Are you wondering how to cook Brussel sprouts?

There are a variety of different methods for cooking Brussel sprouts. The aim of this short cooking guide is to cover some of the best ways for making the most out of this versatile green vegetable! 

Brussel sprouts often divide a household – not unlike Marmite, you either love them, or hate them! I’m a Brussel sprout lover – my family, not so much!

How To Cook Sprouts – 6 Different Ways

Preparing Brussel Sprouts For Cooking

sprouts in bowl next to ninja soup maker

Loose Brussel Sprouts

Give them a good wash and slice off a small bit from the ends. Remove any yellow leaves and discard. 

Brussel Sprouts On The Stalk

Twist them to remove them from the stalk and follow the same process as for loose sprouts.

Boil

Boiled Brussel sprouts are probably the most common method.

The preparation time is minimal, and the cook time is less than 5 minutes – or at least it should be. Anything longer than that and they will start to go too soft. And not only that, when you cook sprouts for longer than 5 minutes they start to release that awful sulphur like smell that gives sprouts such a bad name! 

How To Boil Brussel Sprouts

Prepare the sprouts by removing any yellowing leaves, and slicing a small amount off the bottoms. For large sprouts cut them in half to make sure they cook within the 5 minutes.

Myth Buster: Brussel sprouts don’t actually need a cross cut in the bottoms of them. All this will do is allow more water to get inside the sprouts and make them soggy.  

Steam 

Steaming is a great way to cook Brussel sprouts as it prevents them from going soggy, like they can do when boiling. 

Cut the sprouts in half and put them in a steamer insert over a saucepan of simmering water. Steam for about 5 minutes, or longer if needed. Once cooked, optionally season with salt, or add some butter or chopped herbs.

Roast

Roasted Brussel sprouts and bacon

Like many roasted vegetables, roasted Brussel sprouts taste delicious with a little oil drizzled over them as well as some garlic and herbs.

Cut the sprouts in half and roast in a preheated oven (200C/180C fan/gas mark 6) for 25 to 30 minutes, or until tender.  

They also tastes amazing with chopped bacon or pancetta chunks. Try my roasted Brussel sprout and bacon recipe to find out!

Fry

Frying Brussel sprouts is a popular method that produces a different taste and texture to the traditional way of cooking them. 

Heat some olive oil or butter in a frying pan or wok, add some chopped onions and slowly caramelise before adding some crushed garlic. Add in some quartered or halved sprouts and fry for 5 to 10 minutes.  

Fried sprouts turn out golden and crisp, tasting delicious under a sprinkle of grated parmesan cheese!  

Raw

Brussel sprouts can be eaten raw – if the taste is to your liking!

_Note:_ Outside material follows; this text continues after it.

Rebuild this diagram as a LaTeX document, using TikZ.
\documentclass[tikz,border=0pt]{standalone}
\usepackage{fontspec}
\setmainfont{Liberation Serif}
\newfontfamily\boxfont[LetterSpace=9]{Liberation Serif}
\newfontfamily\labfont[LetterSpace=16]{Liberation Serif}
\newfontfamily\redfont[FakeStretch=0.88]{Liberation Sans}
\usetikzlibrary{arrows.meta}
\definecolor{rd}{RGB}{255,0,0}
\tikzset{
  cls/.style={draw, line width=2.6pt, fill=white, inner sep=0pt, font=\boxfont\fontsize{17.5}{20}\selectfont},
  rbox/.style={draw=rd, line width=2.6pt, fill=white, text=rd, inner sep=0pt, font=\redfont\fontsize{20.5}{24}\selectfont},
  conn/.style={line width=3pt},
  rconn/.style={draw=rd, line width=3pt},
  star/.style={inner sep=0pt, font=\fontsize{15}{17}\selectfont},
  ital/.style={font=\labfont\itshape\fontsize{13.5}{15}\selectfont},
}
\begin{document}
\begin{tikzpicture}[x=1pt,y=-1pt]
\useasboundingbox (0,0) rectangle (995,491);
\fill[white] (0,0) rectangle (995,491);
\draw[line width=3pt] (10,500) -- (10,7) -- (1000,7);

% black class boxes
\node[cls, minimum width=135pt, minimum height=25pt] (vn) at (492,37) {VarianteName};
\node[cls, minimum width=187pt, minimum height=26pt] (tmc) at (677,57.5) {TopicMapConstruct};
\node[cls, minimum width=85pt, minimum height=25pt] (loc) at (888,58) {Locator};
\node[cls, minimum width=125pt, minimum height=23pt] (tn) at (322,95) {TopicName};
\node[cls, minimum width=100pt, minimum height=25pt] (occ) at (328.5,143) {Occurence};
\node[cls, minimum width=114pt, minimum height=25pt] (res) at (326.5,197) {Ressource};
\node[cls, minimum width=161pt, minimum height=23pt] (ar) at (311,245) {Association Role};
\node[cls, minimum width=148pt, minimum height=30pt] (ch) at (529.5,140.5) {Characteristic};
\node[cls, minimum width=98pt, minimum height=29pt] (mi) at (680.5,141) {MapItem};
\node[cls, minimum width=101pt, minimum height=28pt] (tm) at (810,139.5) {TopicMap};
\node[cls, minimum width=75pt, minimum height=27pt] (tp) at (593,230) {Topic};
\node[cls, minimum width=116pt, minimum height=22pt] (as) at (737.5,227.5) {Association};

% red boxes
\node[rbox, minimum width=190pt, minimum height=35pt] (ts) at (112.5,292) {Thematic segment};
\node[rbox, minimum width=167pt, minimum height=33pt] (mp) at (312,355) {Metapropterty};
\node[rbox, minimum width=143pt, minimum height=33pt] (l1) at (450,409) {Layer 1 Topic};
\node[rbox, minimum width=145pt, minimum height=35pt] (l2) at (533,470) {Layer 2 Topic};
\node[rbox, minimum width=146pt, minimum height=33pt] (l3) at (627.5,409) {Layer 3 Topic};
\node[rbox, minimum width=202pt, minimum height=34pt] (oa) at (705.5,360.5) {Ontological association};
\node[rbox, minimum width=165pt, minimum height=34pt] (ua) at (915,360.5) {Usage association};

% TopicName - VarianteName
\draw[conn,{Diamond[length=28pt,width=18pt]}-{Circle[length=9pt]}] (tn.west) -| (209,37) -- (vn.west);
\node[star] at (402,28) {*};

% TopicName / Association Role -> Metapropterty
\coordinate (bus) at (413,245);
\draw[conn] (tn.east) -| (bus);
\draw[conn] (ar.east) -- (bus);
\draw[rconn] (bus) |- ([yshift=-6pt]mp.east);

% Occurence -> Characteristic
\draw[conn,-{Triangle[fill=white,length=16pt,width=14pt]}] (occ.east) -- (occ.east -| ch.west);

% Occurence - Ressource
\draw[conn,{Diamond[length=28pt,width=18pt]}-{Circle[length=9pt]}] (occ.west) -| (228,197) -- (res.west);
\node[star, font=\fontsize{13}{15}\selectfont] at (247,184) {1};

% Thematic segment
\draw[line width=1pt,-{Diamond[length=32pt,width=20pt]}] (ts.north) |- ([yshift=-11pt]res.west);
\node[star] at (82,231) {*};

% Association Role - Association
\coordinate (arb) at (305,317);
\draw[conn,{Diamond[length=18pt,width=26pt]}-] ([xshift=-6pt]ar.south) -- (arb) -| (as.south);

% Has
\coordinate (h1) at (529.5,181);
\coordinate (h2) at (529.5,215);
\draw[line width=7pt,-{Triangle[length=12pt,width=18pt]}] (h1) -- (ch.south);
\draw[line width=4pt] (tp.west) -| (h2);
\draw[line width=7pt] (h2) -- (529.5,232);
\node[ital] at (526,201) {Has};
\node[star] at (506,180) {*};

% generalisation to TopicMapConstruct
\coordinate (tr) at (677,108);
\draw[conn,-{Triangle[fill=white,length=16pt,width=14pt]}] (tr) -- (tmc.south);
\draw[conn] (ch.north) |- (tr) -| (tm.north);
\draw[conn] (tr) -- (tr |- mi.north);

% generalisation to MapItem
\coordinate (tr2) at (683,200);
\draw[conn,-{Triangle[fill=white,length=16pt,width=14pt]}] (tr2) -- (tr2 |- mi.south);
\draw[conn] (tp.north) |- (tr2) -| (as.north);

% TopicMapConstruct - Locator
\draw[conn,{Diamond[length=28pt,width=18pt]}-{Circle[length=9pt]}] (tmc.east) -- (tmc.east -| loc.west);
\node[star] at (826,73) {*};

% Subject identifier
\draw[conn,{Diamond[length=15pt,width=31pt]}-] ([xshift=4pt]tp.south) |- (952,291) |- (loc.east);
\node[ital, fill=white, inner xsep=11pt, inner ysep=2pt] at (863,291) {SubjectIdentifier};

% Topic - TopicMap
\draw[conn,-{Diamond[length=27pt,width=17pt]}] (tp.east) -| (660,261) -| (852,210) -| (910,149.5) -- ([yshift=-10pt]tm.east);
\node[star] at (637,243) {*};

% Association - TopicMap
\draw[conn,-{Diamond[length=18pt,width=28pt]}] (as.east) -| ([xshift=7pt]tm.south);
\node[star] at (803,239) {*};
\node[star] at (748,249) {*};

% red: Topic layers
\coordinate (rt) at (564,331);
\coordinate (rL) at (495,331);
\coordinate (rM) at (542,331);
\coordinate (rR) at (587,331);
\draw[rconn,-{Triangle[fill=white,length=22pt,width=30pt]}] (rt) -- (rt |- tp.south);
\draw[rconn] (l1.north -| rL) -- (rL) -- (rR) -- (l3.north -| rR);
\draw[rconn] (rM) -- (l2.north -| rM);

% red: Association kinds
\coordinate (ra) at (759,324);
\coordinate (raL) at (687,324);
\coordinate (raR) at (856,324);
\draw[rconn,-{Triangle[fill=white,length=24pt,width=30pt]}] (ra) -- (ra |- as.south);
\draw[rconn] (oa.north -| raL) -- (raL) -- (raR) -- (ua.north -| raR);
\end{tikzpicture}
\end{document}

They will be easier to eat if you chop them up in to thin slices, or better still, use a mandolin to get them as fine as possible. Dress with your favourite salad dressing, or add them to coleslaw instead of cabbage. 

Soup

brussel sprout and cheddar cheese soup

Brussel sprout soup can be made in a saucepan on the stove, or in a soup maker. Slice or quarter the sprouts and boil them in some stock with some garlic and onion, plus some seasoning of your choice. If cooking in a pan, blend with a hand blender before serving. Stir in some cheese before serving.

Related: Brussel Sprout Soup

Frozen Sprouts vs Fresh Sprouts

Sadly Brussel sprouts aren’t available fresh all year round so if you need your fix each and every month, you might have to resort to frozen sprouts.  In terms of nutrients, frozen sprouts will have as many as fresh, sometimes more as they are usually frozen not long after picking.

The freezing process can however change the taste of sprouts and you might find fresh is worth the wait until they are in season!

How To Grow Brussel Sprouts

You can grow your own Brussel sprouts, at home, or on an allotment. Sow the seeds from early March/April ready for harvesting between September and February (some early varieties can be harvested in August).